- Interactive map of Forward Harbour/ƛəx̌əʷəyəm Conservancy
- Location: Strathcona, British Columbia, Canada
- Nearest city: Campbell River
- Coordinates: 50°28′45″N 125°45′59″W﻿ / ﻿50.47917°N 125.76639°W
- Area: 306 ha (760 acres)
- Designation: Conservancy
- Established: 2007
- Governing body: BC Parks

= Forward Harbour/Yexeweyem Conservancy =

Conservancy in British Columbia, Canada

The Forward Harbour/ƛəx̌əʷəyəm Conservancy, also known as Forward Harbour/Ƛ̓əx̌ʷəyəm Conservancy is a conservancy in British Columbia, Canada. It preserves a portion of the coast at the mouth of the Forward Harbour, including the Thynne Peninsula and part of Bassborough Bay on the north side.
Established in 2007, the conservancy covers 306 hectares of land.
It is located approximately 60 kilometers northwest of the town of Campbell River.
There is no road access and there are no settlements within the conservancy.

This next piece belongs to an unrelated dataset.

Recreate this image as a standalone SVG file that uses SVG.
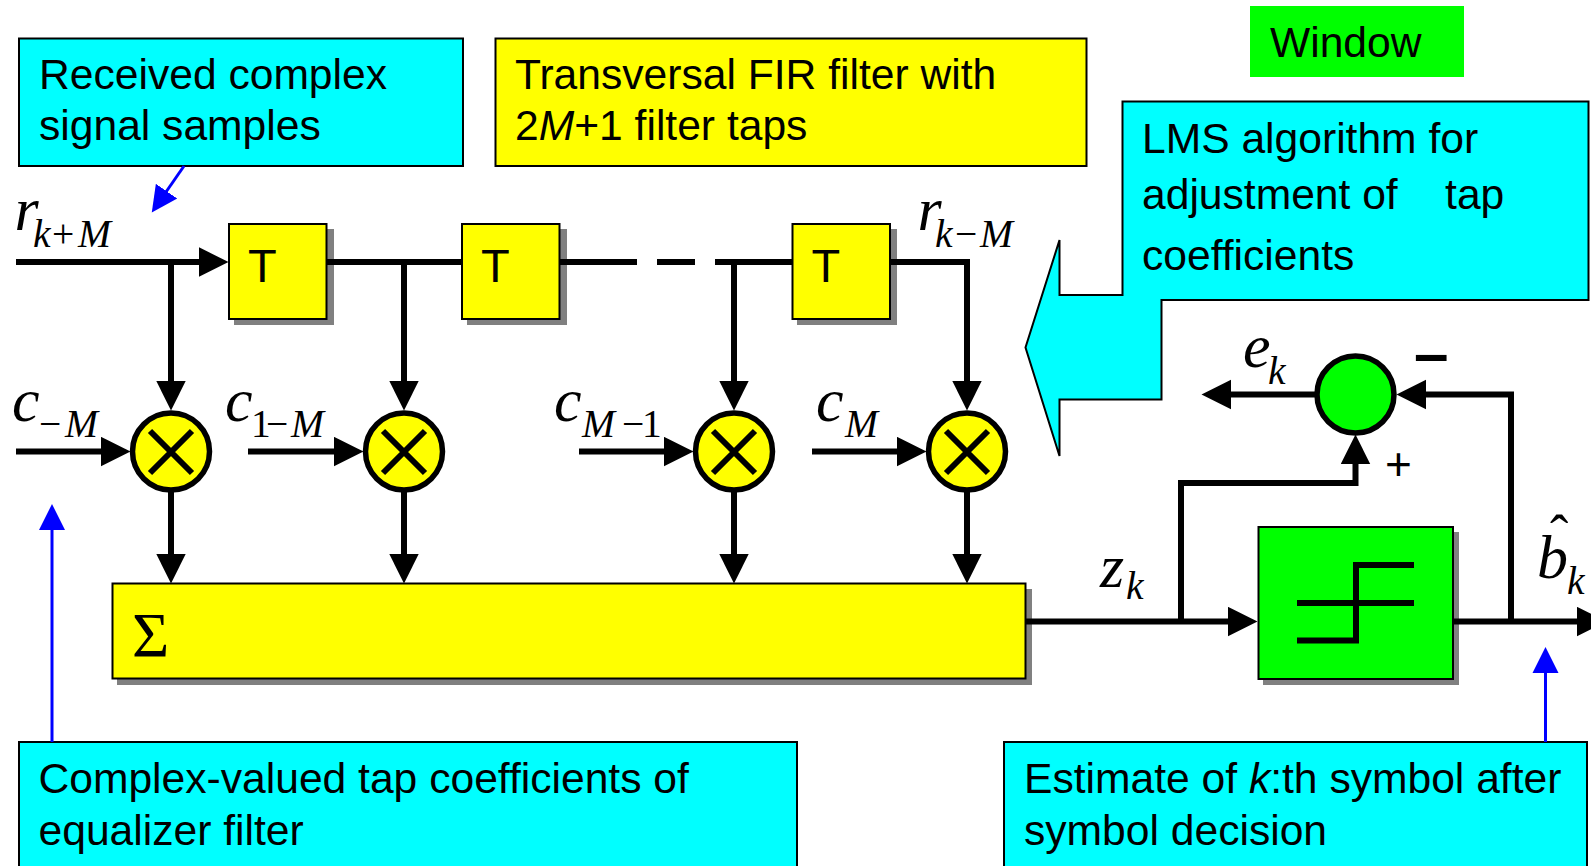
<svg xmlns="http://www.w3.org/2000/svg" width="1591" height="866" viewBox="0 0 1591 866">
<style>
.lbl{font-family:"Liberation Sans",Arial,sans-serif;font-size:42.6px;fill:#000}
.t{font-size:47px}
.m{font-family:"Liberation Serif","Times New Roman",serif;font-style:italic;fill:#000;font-size:62px}
.s{font-size:39.500px}
.u{font-style:normal}
.cy{fill:#00ffff;stroke:#000;stroke-width:2}
.ye{fill:#ff0;stroke:#000;stroke-width:2}
.gr{fill:#0f0;stroke:#000;stroke-width:2}
.sh{fill:#808080}
.mul{fill:#ff0;stroke:#000;stroke-width:5.5}
.x{stroke:#000;stroke-width:6;fill:none}
.c{stroke:#000;stroke-width:6;fill:none;marker-end:url(#ah)}
.p{stroke:#000;stroke-width:6;fill:none}
.bl{stroke:#00f;stroke-width:3;fill:none;marker-end:url(#bh)}
</style>
<defs>
<marker id="ah" markerUnits="userSpaceOnUse" markerWidth="31" markerHeight="31" refX="1" refY="15" orient="auto"><path d="M0 .3L29.5 15L0 29.7Z" fill="#000"/></marker>
<marker id="bh" markerUnits="userSpaceOnUse" markerWidth="28" markerHeight="28" refX="1" refY="14" orient="auto"><path d="M0 1L26 14L0 27Z" fill="#00f"/></marker>
</defs>
<rect width="1591" height="866" fill="#fff"/>
<g id="node-received"><rect class="cy" x="19" y="38.500" width="444" height="127.500"/><text class="lbl" x="39" y="89">Received complex</text><text class="lbl" x="39" y="140">signal samples</text></g>
<g id="node-transversal"><rect class="ye" x="495.500" y="38.500" width="591" height="127.500"/><text class="lbl" x="515" y="89">Transversal FIR filter with</text><text class="lbl" x="515" y="140">2<tspan font-style="italic">M</tspan>+1 filter taps</text></g>
<g id="node-window"><rect fill="#0f0" x="1250" y="6" width="214" height="71"/><text class="lbl" x="1270" y="57">Window</text></g>
<g id="node-lms"><path class="cy" d="M1122.500 101.500H1588.500V300H1161.500V399.500H1059.500V456L1025.500 347.500L1059.500 240V295H1122.500Z"/><text class="lbl" x="1142" y="153">LMS algorithm for</text><text class="lbl" x="1142" y="209" xml:space="preserve">adjustment of    tap</text><text class="lbl" x="1142" y="270">coefficients</text></g>
<g id="node-t1"><rect class="sh" x="234" y="229" width="100" height="96"/><rect class="ye" x="229" y="224" width="97.500" height="95"/><text class="lbl t" x="248" y="282">T</text></g>
<g id="node-t2"><rect class="sh" x="467" y="229" width="100" height="96"/><rect class="ye" x="462" y="224" width="97.500" height="95"/><text class="lbl t" x="481" y="282">T</text></g>
<g id="node-t3"><rect class="sh" x="797" y="229" width="100" height="96"/><rect class="ye" x="792.500" y="224" width="97.500" height="95"/><text class="lbl t" x="811.500" y="282">T</text></g>
<g id="node-mul1"><circle class="mul" cx="171" cy="451.500" r="38.500"/><path class="x" d="M150 431L192 473M192 431L150 473"/></g>
<g id="node-mul2"><circle class="mul" cx="404" cy="451.500" r="38.500"/><path class="x" d="M383 431L425 473M425 431L383 473"/></g>
<g id="node-mul3"><circle class="mul" cx="734" cy="451.500" r="38.500"/><path class="x" d="M713 431L755 473M755 431L713 473"/></g>
<g id="node-mul4"><circle class="mul" cx="967" cy="451.500" r="38.500"/><path class="x" d="M946 431L988 473M988 431L946 473"/></g>
<g id="node-sum"><rect class="sh" x="117" y="589" width="915" height="96"/><rect class="ye" x="112.500" y="583.500" width="913" height="95"/><text x="132" y="657" font-family="'Liberation Serif',serif" font-size="64">Σ</text></g>
<g id="node-decision"><rect class="sh" x="1263" y="532" width="196" height="153"/><rect class="gr" x="1258.500" y="527" width="194.500" height="152"/><path class="x" d="M1297 603H1414M1414 565H1356V640.500H1297"/></g>
<g id="node-err"><circle fill="#0f0" stroke="#000" stroke-width="5.500" cx="1355.500" cy="394.500" r="38.500"/></g>
<g id="node-coef"><rect class="cy" x="19" y="742" width="778" height="135"/><text class="lbl" x="38.500" y="793">Complex-valued tap coefficients of</text><text class="lbl" x="38.500" y="845">equalizer filter</text></g>
<g id="node-est"><rect class="cy" x="1004" y="742" width="583" height="135"/><text class="lbl" x="1024" y="793">Estimate of <tspan font-style="italic">k</tspan>:th symbol after</text><text class="lbl" x="1024" y="845">symbol decision</text></g>
<g id="connectors">
<path class="c" d="M16 262H200"/>
<path class="p" d="M326 262H462M559 262H637M657 262H695M715 262H792"/>
<path class="p" d="M890 262H967V270"/>
<path class="c" d="M171 262V382"/>
<path class="c" d="M404 262V382"/>
<path class="c" d="M734 262V382"/>
<path class="c" d="M967 262V382"/>
<path class="c" d="M16 451.500H102"/>
<path class="c" d="M248 451.500H335"/>
<path class="c" d="M579 451.500H665"/>
<path class="c" d="M812 451.500H898"/>
<path class="c" d="M171 490V555"/>
<path class="c" d="M404 490V555"/>
<path class="c" d="M734 490V555"/>
<path class="c" d="M967 490V555"/>
<path class="c" d="M1025 621.500H1229"/>
<path class="c" d="M1181 621.500V483H1355.500V463"/>
<path class="c" d="M1453 621.500H1578"/>
<path class="c" d="M1511 621.500V394.500H1425"/>
<path class="c" d="M1315 394.500H1230"/>
<path class="bl" d="M184 166L166 192"/>
<path class="bl" d="M52 742V529"/>
<path class="bl" d="M1545.500 742V672"/>
</g>
<g id="labels">
<text class="m" x="14.500" y="230">r<tspan class="s" x="33" y="247">k</tspan><tspan class="s u" x="52">+</tspan><tspan class="s" x="78">M</tspan></text>
<text class="m" x="917.500" y="230">r<tspan class="s" x="935" y="247">k</tspan><tspan class="s u" x="955">−</tspan><tspan class="s" x="980">M</tspan></text>
<text class="m" x="12" y="420.500">c<tspan class="s u" x="39" y="437">−</tspan><tspan class="s" x="65">M</tspan></text>
<text class="m" x="225" y="420.500">c<tspan class="s u" x="251" y="437">1</tspan><tspan class="s u" x="266">−</tspan><tspan class="s" x="291">M</tspan></text>
<text class="m" x="554" y="420.500">c<tspan class="s" x="582" y="437">M</tspan><tspan class="s u" x="622">−</tspan><tspan class="s u" x="642">1</tspan></text>
<text class="m" x="816" y="420.500">c<tspan class="s" x="845" y="437">M</tspan></text>
<text class="m" x="1243" y="367">e<tspan class="s" x="1268" y="384">k</tspan></text>
<text class="m" x="1100" y="587">z<tspan class="s" x="1126" y="599">k</tspan></text>
<text class="m" x="1537" y="578">b<tspan class="s" x="1567" y="594">k</tspan></text>
<text x="1550" y="553" font-family="'Liberation Serif',serif" font-size="55">ˆ</text>
<text x="1414" y="374" font-family="'Liberation Sans',sans-serif" font-weight="bold" font-size="62">–</text>
<text x="1385" y="480" font-family="'Liberation Sans',sans-serif" font-size="46">+</text>
</g>
</svg>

The name of the conservancy is composed of the name of Forward Harbour in English and ƛəx̌əʷəyəm or ƛ̓əx̌ʷəyəm (pronounced kluh-hwa-yum in English), its name in Kwak’wala language or Comox language, as it is on the territory shared by the We Wai Kai, Kwiakah, We Wai Kum and Homalco First Nations. That name is also used for Village Bay on Quadra Island and means "place of chum salmon".